# Thread: 3 points on a line

1. ## 3 points on a line

Given points A(x1, y1) and B(x2, y2), I'm supposed to derive the coordinate of the point C
which should be on the line AB (such that B is on the line segment AC), such that the distance CB is 0.5*distance AC. The point is to avoid the solution where C is on "the other side", such that A is between C and B. We should obtain the solution where B is between A and C.

Thanks

2. Originally Posted by onako
Given points A(x1, y1) and B(x2, y2), I'm supposed to derive the coordinate of the point C
which should be on the line AB (such that B is on the line segment AC), such that the distance CB is 0.5*distance AC. The point is to avoid the solution where C is on "the other side", such that A is between C and B. We should obtain the solution where B is between A and C.

Thanks
So in other words we want B to be the midpoint of A and C. I get $C = (x_1 + 2(x_2-x_1), y_1 + 2(y_2-y_1)) = (2x_2 - x_1, 2y_2 - y_1)$.

3. Thanks for the message.
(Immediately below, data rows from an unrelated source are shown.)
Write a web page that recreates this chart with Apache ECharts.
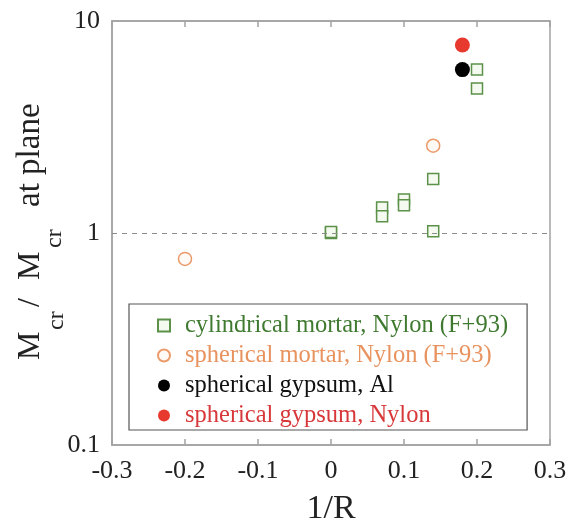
<!DOCTYPE html>
<html>
<head>
<meta charset="utf-8">
<script src="https://cdn.jsdelivr.net/npm/echarts@6/dist/echarts.min.js"></script>
<style>
  html, body { margin: 0; padding: 0; background: #fff; }
  #chart { width: 583px; height: 531px; }
</style>
</head>
<body>
<div id="chart"></div>
<script>
// values
const cylX = [0, 0, 0.07, 0.07, 0.1, 0.1, 0.14, 0.14, 0.2, 0.2];
const cylY = [1.0, 1.01, 1.32, 1.2, 1.44, 1.35, 1.8, 1.02, 5.9, 4.8];
const sphMortarX = [-0.2, 0.14];
const sphMortarY = [0.755, 2.58];
const gypAlX = [0.18];
const gypAlY = [5.9];
const gypNyX = [0.18];
const gypNyY = [7.7];
const xTicks = [-0.3, -0.2, -0.1, 0, 0.1, 0.2, 0.3];
const yTicks = [0.1, 1, 10];
const names = [
  'cylindrical mortar, Nylon (F+93)',
  'spherical mortar, Nylon (F+93)',
  'spherical gypsum, Al',
  'spherical gypsum, Nylon'
];

const serif = '"Liberation Serif", "DejaVu Serif", serif';
const gray = '#a3a3a3';

function pairs(xs, ys) {
  return xs.map((x, i) => [x, ys[i]]);
}

let chart = echarts.init(document.getElementById('chart'));

chart.setOption({
  animation: false,
  textStyle: { fontFamily: serif },
  grid: { left: 112, right: 33, top: 21, bottom: 84, show: true, borderColor: gray, borderWidth: 1.5 },
  legend: {
    orient: 'vertical',
    left: 129,
    top: 304,
    padding: [9, 19, 2, 28],
    itemGap: 5,
    itemWidth: 12,
    itemHeight: 12,
    borderColor: '#555',
    borderWidth: 1.2,
    textStyle: { fontFamily: serif, fontSize: 24.5, lineHeight: 24, padding: [0, 0, 0, 10] },
    data: [
      { name: names[0], textStyle: { color: '#3f7a30' } },
      { name: names[1], textStyle: { color: '#e8935f' } },
      { name: names[2], textStyle: { color: '#111' } },
      { name: names[3], textStyle: { color: '#d8383a' } }
    ]
  },
  xAxis: [{
    type: 'value',
    min: -0.3, max: 0.3, interval: 0.1,
    name: '1/R',
    nameLocation: 'middle',
    nameGap: 47,
    nameTextStyle: { fontFamily: serif, fontSize: 34, color: '#222' },
    axisLine: { onZero: false, lineStyle: { color: gray, width: 1.5 } },
    axisTick: { inside: true, length: 6, lineStyle: { color: gray, width: 1.5 } },
    axisLabel: {
      margin: 13, fontFamily: serif, fontSize: 26, color: '#222',
      formatter: v => {
        let t = xTicks.find(k => Math.abs(k - v) < 1e-9);
        return t === undefined ? '' : String(t);
      }
    },
    splitLine: { show: false }
  }, {
    type: 'value',
    position: 'top',
    min: -0.3, max: 0.3, interval: 0.1,
    axisLine: { onZero: false, lineStyle: { color: gray, width: 1.5 } },
    axisTick: { inside: true, length: 6, lineStyle: { color: gray, width: 1.5 } },
    axisLabel: { show: false },
    splitLine: { show: false }
  }],
  yAxis: {
    type: 'log',
    logBase: 10,
    min: yTicks[0], max: yTicks[yTicks.length - 1],
    axisLine: { onZero: false, lineStyle: { color: gray, width: 1.5 } },
    axisTick: { show: false },
    axisLabel: {
      margin: 12, fontFamily: serif, fontSize: 26, color: '#222',
      formatter: v => {
        let t = yTicks.find(k => Math.abs(k - v) / k < 1e-6);
        return t === undefined ? '' : String(t);
      }
    },
    splitLine: { show: false }
  },
  graphic: [{
    type: 'group',
    x: 47, y: 360,
    rotation: Math.PI / 2,
    children: [
      { type: 'text', x: 0, y: 0, style: { text: 'M', font: '32px ' + serif, fill: '#222', verticalAlign: 'bottom' } },
      { type: 'text', x: 30, y: 22, style: { text: 'cr', font: '24px ' + serif, fill: '#222', verticalAlign: 'bottom' } },
      { type: 'text', x: 53, y: 0, style: { text: '/', font: '32px ' + serif, fill: '#222', verticalAlign: 'bottom' } },
      { type: 'text', x: 80, y: 0, style: { text: 'M', font: '32px ' + serif, fill: '#222', verticalAlign: 'bottom' } },
      { type: 'text', x: 112, y: 20, style: { text: 'cr', font: '24px ' + serif, fill: '#222', verticalAlign: 'bottom' } },
      { type: 'text', x: 153, y: 0, style: { text: 'at plane', font: '33px ' + serif, fill: '#222', verticalAlign: 'bottom' } }
    ]
  }],
  series: [{
    name: names[0],
    type: 'scatter',
    symbol: 'rect',
    symbolSize: 11,
    itemStyle: { color: '#f4faf0', borderColor: '#5b9148', borderWidth: 1.5, opacity: 1 },
    data: pairs(cylX, cylY),
    markLine: {
      silent: true,
      symbol: 'none',
      label: { show: false },
      lineStyle: { color: '#8c8c8c', type: [5, 5], width: 1.2 },
      data: [{ yAxis: 1 }]
    },
    z: 3
  }, {
    name: names[1],
    type: 'scatter',
    symbol: 'circle',
    symbolSize: 13,
    itemStyle: { color: '#fffaf6', borderColor: '#eb9a6a', borderWidth: 1.5, opacity: 1 },
    data: pairs(sphMortarX, sphMortarY),
    z: 3
  }, {
    name: names[2],
    type: 'scatter',
    symbol: 'circle',
    symbolSize: 15,
    itemStyle: { color: '#000', opacity: 1 },
    data: pairs(gypAlX, gypAlY),
    z: 4
  }, {
    name: names[3],
    type: 'scatter',
    symbol: 'circle',
    symbolSize: 15,
    itemStyle: { color: '#e8392f', opacity: 1 },
    data: pairs(gypNyX, gypNyY),
    z: 4
  }]
});
</script>
</body>
</html>
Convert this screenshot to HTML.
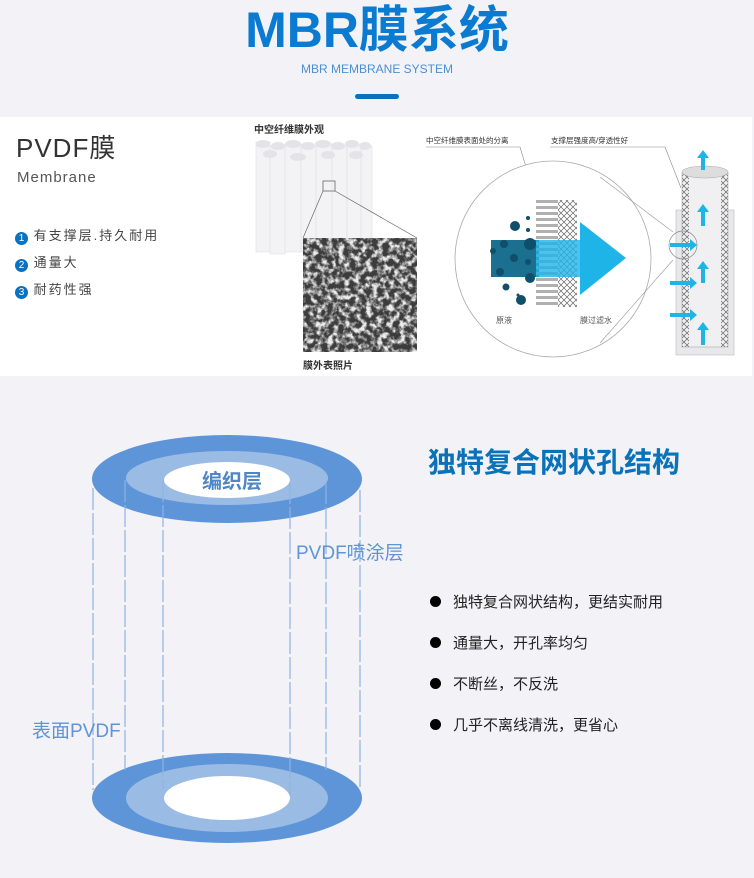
<!DOCTYPE html>
<html><head><meta charset="utf-8"><style>
html,body{margin:0;padding:0}
body{width:754px;height:878px;background:#f2f2f7;position:relative;overflow:hidden;font-family:"Liberation Sans","Noto Sans CJK SC",sans-serif}
.a{position:absolute;white-space:nowrap}
</style></head><body>
<div class="a" style="left:0;top:0;width:754px;text-align:center;top:2px;font-size:50px;font-weight:bold;color:#0a7bd0;line-height:56px">MBR膜系统</div>
<div class="a" style="left:0;width:754px;text-align:center;top:62px;font-size:12px;color:#4a90d4">MBR MEMBRANE SYSTEM</div>
<div class="a" style="left:355px;top:94px;width:44px;height:5px;border-radius:3px;background:#0a72b8"></div>

<div class="a" style="left:0;top:117px;width:752px;height:259px;background:#fff"></div>
<div class="a" style="left:16px;top:128px;font-size:26px;color:#333;letter-spacing:1px">PVDF膜</div>
<div class="a" style="left:17px;top:169px;font-size:15px;color:#555;letter-spacing:1px">Membrane</div>
<div class="a" style="left:15px;top:222px;font-size:13px;color:#444;line-height:27px;letter-spacing:2px">
<div><span style="display:inline-block;width:13px;height:13px;border-radius:50%;background:#0a72c0;color:#fff;font-size:10px;text-align:center;line-height:13px;letter-spacing:0;vertical-align:-1px">1</span> 有支撑层.持久耐用</div>
<div><span style="display:inline-block;width:13px;height:13px;border-radius:50%;background:#0a72c0;color:#fff;font-size:10px;text-align:center;line-height:13px;letter-spacing:0;vertical-align:-1px">2</span> 通量大</div>
<div><span style="display:inline-block;width:13px;height:13px;border-radius:50%;background:#0a72c0;color:#fff;font-size:10px;text-align:center;line-height:13px;letter-spacing:0;vertical-align:-1px">3</span> 耐药性强</div>
</div>
<div class="a" style="left:254px;top:121px;font-size:10px;color:#333;font-weight:bold">中空纤维膜外观</div>
<div class="a" style="left:303px;top:357px;font-size:10px;color:#333;font-weight:bold">膜外表照片</div>

<svg class="a" style="left:0;top:0" width="754" height="878">
<defs>
<filter id="n" x="0" y="0" width="100%" height="100%"><feTurbulence type="fractalNoise" baseFrequency="0.18" numOctaves="3" seed="3"/><feColorMatrix type="matrix" values="0 0 0 0 0.85 0 0 0 0 0.85 0 0 0 0 0.85 0 0 0 3.2 -1.3"/></filter>
<pattern id="x" width="6" height="6" patternUnits="userSpaceOnUse"><path d="M0 0L6 6M6 0L0 6" stroke="#666" stroke-width="0.7"/></pattern>
</defs>
<g fill="#f3f3f5" stroke="#e0e0e4" stroke-width="0.6">
<rect x="256" y="142" width="14" height="110"/><rect x="270" y="146" width="15" height="108"/><rect x="285" y="144" width="16" height="108"/><rect x="301" y="146" width="15" height="106"/><rect x="316" y="144" width="16" height="108"/><rect x="332" y="146" width="15" height="106"/><rect x="347" y="144" width="14" height="108"/><rect x="361" y="146" width="11" height="104"/>
</g>
<g fill="#e4e4e8">
<ellipse cx="263" cy="144" rx="7" ry="4"/><ellipse cx="278" cy="146" rx="7" ry="4"/><ellipse cx="293" cy="144" rx="8" ry="4"/><ellipse cx="308" cy="146" rx="7" ry="4"/><ellipse cx="323" cy="144" rx="8" ry="4"/><ellipse cx="338" cy="146" rx="7" ry="4"/><ellipse cx="352" cy="144" rx="7" ry="4"/><ellipse cx="365" cy="146" rx="6" ry="4"/>
<ellipse cx="270" cy="154" rx="7" ry="4"/><ellipse cx="298" cy="157" rx="8" ry="4"/><ellipse cx="328" cy="155" rx="7" ry="4"/><ellipse cx="356" cy="155" rx="7" ry="4"/>
</g>
<rect x="323" y="181" width="12" height="10" fill="none" stroke="#666" stroke-width="0.8"/>
<line x1="323" y1="191" x2="303" y2="238" stroke="#666" stroke-width="0.7"/><line x1="335" y1="191" x2="417" y2="238" stroke="#666" stroke-width="0.7"/>
<rect x="303" y="238" width="114" height="114" fill="#3c3c3c"/>
<rect x="303" y="238" width="114" height="114" filter="url(#n)"/>
<text x="426" y="143" font-size="7.5" fill="#333" font-family="Liberation Sans,Noto Sans CJK SC,sans-serif">中空纤维膜表面处的分离</text>
<text x="551" y="143" font-size="7.5" fill="#333" font-family="Liberation Sans,Noto Sans CJK SC,sans-serif">支撑层强度高/穿透性好</text>
<polyline points="426,147 520,147 536,200" fill="none" stroke="#888" stroke-width="0.6"/>
<polyline points="550,147 665,147 681,188" fill="none" stroke="#888" stroke-width="0.6"/>
<circle cx="553" cy="259" r="98" fill="#fff" stroke="#aaa" stroke-width="0.8"/>
<line x1="600" y1="177" x2="673" y2="232" stroke="#999" stroke-width="0.6"/><line x1="600" y1="343" x2="673" y2="260" stroke="#999" stroke-width="0.6"/>
<rect x="491" y="240" width="48" height="37" fill="#1b6f8f"/>
<g fill="#b0b0b0"><rect x="536" y="200" width="22" height="3"/><rect x="536" y="206" width="22" height="3"/><rect x="536" y="212" width="22" height="3"/><rect x="536" y="218" width="22" height="3"/><rect x="536" y="224" width="22" height="3"/><rect x="536" y="230" width="22" height="3"/><rect x="536" y="236" width="22" height="3"/><rect x="536" y="242" width="22" height="3"/><rect x="536" y="248" width="22" height="3"/><rect x="536" y="254" width="22" height="3"/><rect x="536" y="260" width="22" height="3"/><rect x="536" y="266" width="22" height="3"/><rect x="536" y="272" width="22" height="3"/><rect x="536" y="278" width="22" height="3"/><rect x="536" y="284" width="22" height="3"/><rect x="536" y="290" width="22" height="3"/><rect x="536" y="296" width="22" height="3"/><rect x="536" y="302" width="22" height="3"/></g>
<rect x="558" y="200" width="19" height="107" fill="url(#x)"/>
<rect x="536" y="240" width="45" height="37" fill="#1fb4e8" opacity="0.8"/>
<polygon points="580,222 626,258 580,295" fill="#1fb4e8"/>
<g fill="#0f4f6a"><circle cx="515" cy="226" r="5"/><circle cx="528" cy="218" r="2"/><circle cx="528" cy="230" r="2"/><circle cx="504" cy="244" r="4"/><circle cx="530" cy="244" r="6"/><circle cx="514" cy="258" r="4"/><circle cx="530" cy="278" r="5"/><circle cx="500" cy="272" r="4"/><circle cx="506" cy="287" r="3.5"/><circle cx="518" cy="295" r="1.5"/><circle cx="521" cy="300" r="5"/><circle cx="493" cy="251" r="3"/><circle cx="528" cy="262" r="3"/></g>
<text x="496" y="323" font-size="8" fill="#555" font-family="Liberation Sans,Noto Sans CJK SC,sans-serif">原液</text>
<text x="580" y="323" font-size="8" fill="#555" font-family="Liberation Sans,Noto Sans CJK SC,sans-serif">膜过滤水</text>
<rect x="676" y="210" width="58" height="145" fill="#e8e8ea" stroke="#bbb" stroke-width="0.6"/>
<rect x="682" y="172" width="46" height="175" fill="#f0f0f2" stroke="#aaa" stroke-width="0.6"/>
<rect x="682" y="172" width="7" height="175" fill="url(#x)"/><rect x="721" y="172" width="7" height="175" fill="url(#x)"/>
<ellipse cx="705" cy="172" rx="23" ry="6" fill="#ddd" stroke="#aaa" stroke-width="0.6"/>
<circle cx="683" cy="245" r="14" fill="none" stroke="#888" stroke-width="0.7"/>
<g fill="#1fb4e8"><polygon points="701,170 701,158 697,158 703,150 709,158 705,158 705,170"/><polygon points="701,226 701,212 697,212 703,204 709,212 705,212 705,226"/><polygon points="701,283 701,269 697,269 703,261 709,269 705,269 705,283"/><polygon points="701,345 701,330 697,330 703,322 709,330 705,330 705,345"/>
<polygon points="670,243 690,243 690,239 697,245 690,251 690,247 670,247"/><polygon points="670,281 690,281 690,277 697,283 690,289 690,285 670,285"/><polygon points="670,313 690,313 690,309 697,315 690,321 690,317 670,317"/></g>

<ellipse cx="227" cy="798" rx="135" ry="45" fill="#5e95d8"/>
<ellipse cx="227" cy="798" rx="101" ry="34" fill="#9abce4"/>
<ellipse cx="227" cy="798" rx="63" ry="22" fill="#fff"/>
<ellipse cx="227" cy="479" rx="135" ry="44" fill="#5e95d8"/>
<ellipse cx="227" cy="478" rx="101" ry="27" fill="#9abce4"/>
<ellipse cx="227" cy="480" rx="63" ry="18" fill="#fff"/>
<g stroke="#8fb3e2" stroke-width="1.2" stroke-dasharray="22,3">
<line x1="93" y1="488" x2="93" y2="790"/><line x1="125" y1="480" x2="125" y2="770"/><line x1="163" y1="480" x2="163" y2="790"/><line x1="290" y1="482" x2="290" y2="795"/><line x1="326" y1="482" x2="326" y2="770"/><line x1="360" y1="490" x2="360" y2="790"/>
</g>
</svg>
<div class="a" style="left:202px;top:465px;font-size:20px;color:#4f86c6;font-weight:bold">编织层</div>
<div class="a" style="left:296px;top:538px;font-size:19px;color:#5e95d8">PVDF喷涂层</div>
<div class="a" style="left:32px;top:716px;font-size:19px;color:#5e95d8">表面PVDF</div>
<div class="a" style="left:428px;top:441px;font-size:28px;font-weight:bold;color:#0a72b8">独特复合网状孔结构</div>
<div class="a" style="left:430px;top:582px;font-size:15px;color:#222;line-height:41px">
<div><span style="display:inline-block;width:11px;height:11px;border-radius:50%;background:#000;margin-right:12px;vertical-align:0"></span>独特复合网状结构，更结实耐用</div>
<div><span style="display:inline-block;width:11px;height:11px;border-radius:50%;background:#000;margin-right:12px;vertical-align:0"></span>通量大，开孔率均匀</div>
<div><span style="display:inline-block;width:11px;height:11px;border-radius:50%;background:#000;margin-right:12px;vertical-align:0"></span>不断丝，不反洗</div>
<div><span style="display:inline-block;width:11px;height:11px;border-radius:50%;background:#000;margin-right:12px;vertical-align:0"></span>几乎不离线清洗，更省心</div>
</div>
</body></html>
Actually, the distance BC should be equal 0.5*distance AB, so the point B is between A and C, but not really the midpoint. It would be good to express the coordinates with the variable 'percent'(this 0.5). ?

4. Originally Posted by onako
Thanks for the message. Actually, the distance BC should be equal 0.5*distance AB, so the point B is between A and C, but not really the midpoint. It would be good to express the coordinates with the variable 'percent'(this 0.5). ?
In that case I get

$C = (x_1 + 1.5(x_2-x_1), y_1 + 1.5(y_2-y_1)) = (1.5x_2 - 0.5x_1, 1.5y_2 - 0.5y_1)$

In general

$C = (x_1 + (1+p)(x_2-x_1), y_1 + (1+p)(y_2-y_1))$

where length of BC is p times length of AB.